The Health 202: McConnell places all his chips on health care gambit – Washington Post


Senate Majority Leader Mitch McConnell is charging onward in his quest to pass a health-care bill reshaping Obamacare, announcing yesterday that a draft will be ready on Thursday for a potential vote next week. From his perspective, a vote can’t happen fast enough.

Lobbyists and aides say the majority leader wants to move health care off his plate as quickly as possible. McConnell (R-Ky.) appears to believe the issue could be a political sinkhole, which could bury his chances of retaining the Senate majority next year. The House version is deeply unpopular, and there’s little indication the Senate bill will be much more palatable to voters. McConnell feels strongly that Republicans must pass some kind of rollback after promising for seven years to do so, but he wants it done and out of the way — fast. And the majority leader is deeply aware there’s a strong possibility the whole effort might lose steam if his members return to their home states for the Fourth of July recess without finishing their work on health care before then.

Staff is now putting the finishing touches on a draft bill as the GOP leadership tries behind closed doors to bring Republicans on board with it. Leaders have planned a big meeting Thursday morning to start whipping members, per Politico.

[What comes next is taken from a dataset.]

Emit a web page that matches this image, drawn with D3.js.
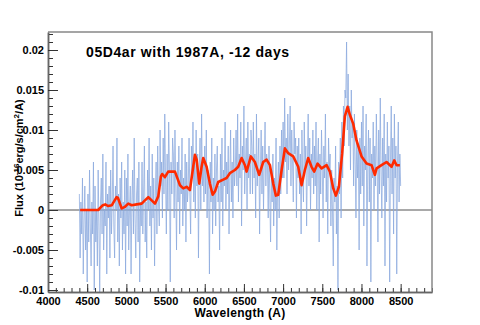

But Republicans are hardly out of the danger zone. It remains unclear exactly how McConnell will get about five to seven holdout senators to sign off on the forthcoming measure (Politico also has a useful list of senators most likely to oppose the bill and why). Some key members, including Finance Committee Chairman Orrin G. Hatch (R-Utah), don’t appear at all certain they’re nearing a resolution. “Didn’t seem like it to me,” Hatch told my colleagues Sean Sullivan, Juliet Eilperin and Kelsey Snell yesterday.

McConnell’s can’t-attack-what-you-can’t-see approach of not holding committee hearings is deeply irking a growing chorus of members as even some Republicans join Democrats in criticizing the majority leader’s methods. “The secretive effort has alarmed Senate Democrats and even some Republicans,” Sean, Kelsey and Juliet write. “Some Republicans said they were confused about the bill taking shape, voicing frustration about the lack of transparency or warning against rushing.”